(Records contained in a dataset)
## START
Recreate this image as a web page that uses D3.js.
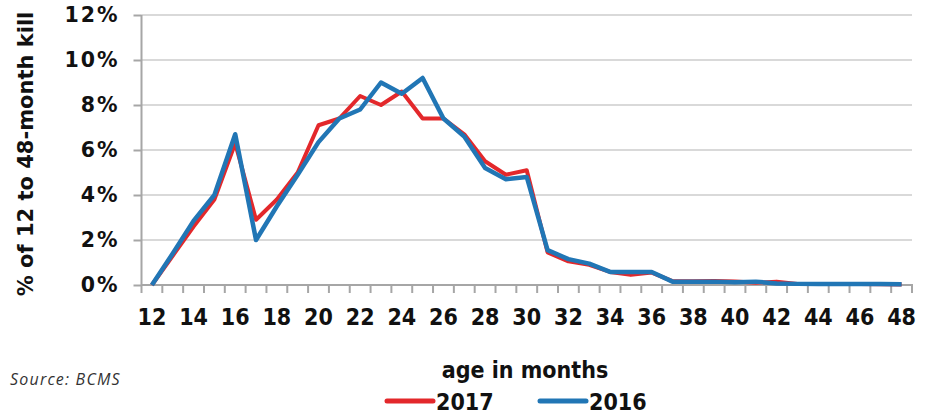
<!DOCTYPE html>
<html>
<head>
<meta charset="utf-8">
<script src="https://cdn.jsdelivr.net/npm/d3@7"></script>
<style>
  body { margin: 0; background: #fff; }
  svg { display: block; }
</style>
</head>
<body>
<div class="canvas"></div>
<script>
const months = d3.range(12, 49);

const kill2017 = [0, 1.3, 2.6, 3.8, 6.3, 2.9, 3.8, 5.0, 7.1, 7.4, 8.4, 8.0, 8.6, 7.4, 7.4, 6.7, 5.5, 4.9, 5.1,
    1.45, 1.05, 0.9, 0.58, 0.45, 0.55, 0.17, 0.17, 0.18, 0.16, 0.1, 0.15, 0.05, 0.05, 0.05, 0.04, 0.03, 0.02];

const kill2016 = [0, 1.4, 2.85, 4.0, 6.7, 2.0, 3.5, 4.9, 6.35, 7.4, 7.8, 9.0, 8.5, 9.2, 7.4, 6.6, 5.2, 4.7, 4.8,
    1.55, 1.15, 0.95, 0.58, 0.58, 0.58, 0.15, 0.15, 0.15, 0.12, 0.15, 0.07, 0.05, 0.05, 0.05, 0.05, 0.04, 0.03];

const yTicks = [0, 2, 4, 6, 8, 10, 12];
const xTicks = months.filter(m => m % 2 === 0);

const series = [
    { name: '2017', values: kill2017, colour: '#e3282b' },
    { name: '2016', values: kill2016, colour: '#2176b5' }
];

const dims = { width: 933, height: 416 };
const plot = { left: 141.5, right: 912, top: 15, bottom: 285 };

const svg = d3.select('.canvas')
    .append('svg')
    .attr('width', dims.width)
    .attr('height', dims.height);

const x = d3.scaleBand()
    .domain(months)
    .range([plot.left, plot.right])
    .padding(0);

const y = d3.scaleLinear()
    .domain([0, 12])
    .range([plot.bottom, plot.top]);

const xc = d => x(d) + x.bandwidth() / 2;

// gridlines
svg.append('g')
    .selectAll('line')
    .data(yTicks.filter(d => d > 0))
    .join('line')
    .attr('x1', plot.left)
    .attr('x2', plot.right)
    .attr('y1', d => y(d))
    .attr('y2', d => y(d))
    .attr('stroke', '#d9d9d9')
    .attr('stroke-width', 2);

// y axis
const yAxis = svg.append('g')
    .attr('transform', `translate(${plot.left},0)`)
    .call(d3.axisLeft(y).tickValues(yTicks).tickSize(8).tickPadding(14).tickFormat(d => d + '%'));

yAxis.select('.domain').attr('stroke', '#a6a6a6').attr('stroke-width', 2)
    .attr('d', `M0,${plot.top}V${plot.bottom + 1}`);
yAxis.selectAll('.tick line').attr('stroke', '#a6a6a6').attr('stroke-width', 2);
yAxis.selectAll('.tick text')
    .attr('font-family', 'DejaVu Sans')
    .attr('font-weight', 'bold')
    .attr('font-size', 20.5)
    .attr('letter-spacing', 2)
    .attr('fill', '#111');

// x axis
const xAxis = svg.append('g')
    .attr('transform', `translate(0,${plot.bottom})`)
    .call(d3.axisBottom(x).tickValues(xTicks).tickSize(0));

xAxis.select('.domain').attr('stroke', '#a6a6a6').attr('stroke-width', 2)
    .attr('d', `M${plot.left},0H${plot.right + 1}`);
xAxis.selectAll('.tick text')
    .attr('dy', null)
    .attr('y', 40)
    .attr('font-family', 'DejaVu Sans Condensed, DejaVu Sans')
    .attr('font-stretch', 'condensed')
    .attr('font-weight', 'bold')
    .attr('font-size', 23)
    .attr('fill', '#111');

// band-edge tick marks
xAxis.append('g')
    .selectAll('line')
    .data(months.map(m => x(m)).concat([plot.right]))
    .join('line')
    .attr('x1', d => d)
    .attr('x2', d => d)
    .attr('y1', 0)
    .attr('y2', 8)
    .attr('stroke', '#a6a6a6')
    .attr('stroke-width', 2);

// series lines
const line = d3.line()
    .x((d, i) => xc(months[i]))
    .y(d => y(d));

svg.append('g')
    .selectAll('path')
    .data(series)
    .join('path')
    .attr('d', d => line(d.values))
    .attr('fill', 'none')
    .attr('stroke', d => d.colour)
    .attr('stroke-width', d => d.name === '2016' ? 4.5 : 4)
    .attr('stroke-linejoin', 'round');

// axis titles
svg.append('text')
    .attr('transform', 'translate(33,154) rotate(-90)')
    .attr('text-anchor', 'middle')
    .attr('font-family', 'DejaVu Sans')
    .attr('font-weight', 'bold')
    .attr('font-size', 21)
    .attr('fill', '#111')
    .text('% of 12 to 48-month kill');

svg.append('text')
    .attr('x', 525)
    .attr('y', 378)
    .attr('text-anchor', 'middle')
    .attr('font-family', 'DejaVu Sans Condensed, DejaVu Sans')
    .attr('font-stretch', 'condensed')
    .attr('font-weight', 'bold')
    .attr('font-size', 23)
    .attr('fill', '#111')
    .text('age in months');

svg.append('text')
    .attr('x', 10)
    .attr('y', 385)
    .attr('font-family', 'Open Sans')
    .attr('font-style', 'italic')
    .attr('font-size', 16)
    .attr('letter-spacing', 1.2)
    .attr('fill', '#333')
    .text('Source: BCMS');

// legend
const legend = svg.append('g')
    .selectAll('g')
    .data(series)
    .join('g')
    .attr('transform', (d, i) => `translate(${387 + i * 153},401)`);

legend.append('line')
    .attr('x1', 0)
    .attr('x2', 46)
    .attr('stroke', d => d.colour)
    .attr('stroke-width', 5)
    .attr('stroke-linecap', 'round');

legend.append('text')
    .attr('x', 49)
    .attr('y', 9)
    .attr('font-family', 'DejaVu Sans Condensed, DejaVu Sans')
    .attr('font-stretch', 'condensed')
    .attr('font-weight', 'bold')
    .attr('font-size', 23)
    .attr('fill', '#111')
    .text(d => d.name);
</script>
</body>
</html>
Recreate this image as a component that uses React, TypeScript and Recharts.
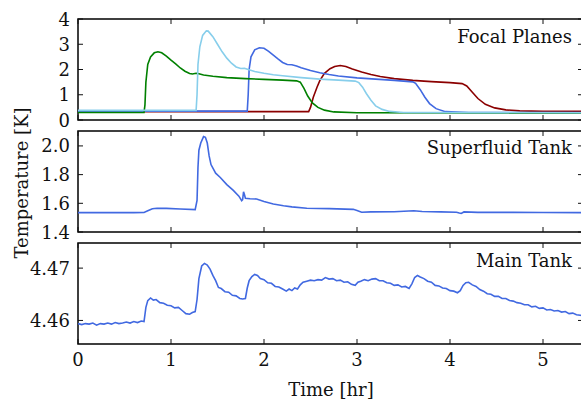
## END
Lines that hold "uses" are the ones to copy; find all of them.

§ IN RESPONSE:
Recreate this image as a web page that uses D3.js.
Recreate this image as a component that uses React, TypeScript and Recharts.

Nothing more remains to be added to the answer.